The Mechanics of Filtration
The Mechanics of Filtration
Commercial and industrial filtration systems fall into two broad categories: surface filters and depth filters. Essentially, filtration is accomplished by either surface and depth filters or by electrostatic attraction of undissolved particles in water to certain types of filter media.
Figure 1-2
Surface (screen) Filtration
Surface filtration can be described as a “straining” technique, somewhat akin to the sifting of flour in baking, where a series of holes or perforations (all the same size) in a flat metal or plastic sheeting can remove particulate from a liquid. This series of surface holes holds back solid particles on the basis of size, allowing those of smaller diameter to pass through.
In this “screening out” process, however, a layer usually will build up on the surface filter and become a secondary filter surface. This surface layer then does the actual filtering – and in so doing establishes a type of “depth filter” element upon the surface filter itself.
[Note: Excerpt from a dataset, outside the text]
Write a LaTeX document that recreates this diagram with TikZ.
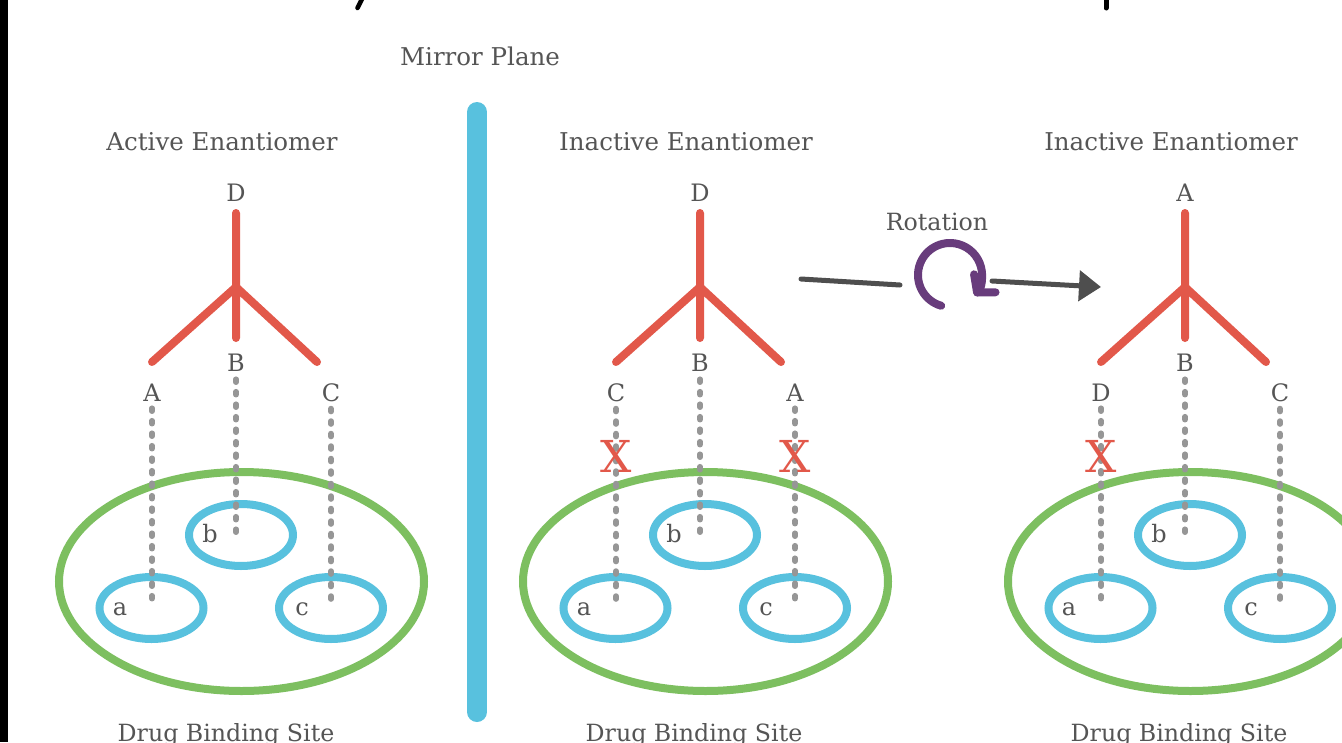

Surface filters can be either strainers with uniform holes or perforations in a rigid material, or certain membranes with uniform, tiny openings. Examples of surface filters (Figure 1-3) that you may run into on a daily basis include Y-strainers, faucet aerator screens, sump strainers, and basket hair catchers in swimming pool filter systems.
Depth Filter (deep-bed)
The tank type filters contain loose media, which form irregular pathways for the water or liquid to pass through. In addition, some media, such as granulated activated carbon, are highly porous particles, offering microfiltration of some microorganic molecules. With the use of more than one layer of medium in filters, the void spaces acan be varied even further. Depth filtration is described as “water [liquid] flowing through a mass filter medium or series of media, following a torturous pathway; with many entrapments” -usually of successively decreasing void spaces through the depth of the filtering bed. In deep-bed depth filters, particulate matter is first deposited in the upper inch or two of the bed. Once the layer of particulate is deposited, additional particles can flow through the irregular maze of channels or paths to be entrapped in locations deeper in the media bed. Examples of deep-bed depth filters include anthracite, sand, and garnet mixed-media systems.
Depth filtration also includes those string-wound and special fabrics (Figure 1-2) used as part of cartridge-style filter units. Some undissolved particulates in water carry a very slight charge; thus, in certain cases, these particles are separated by electrostatic attraction to the filter medium itself.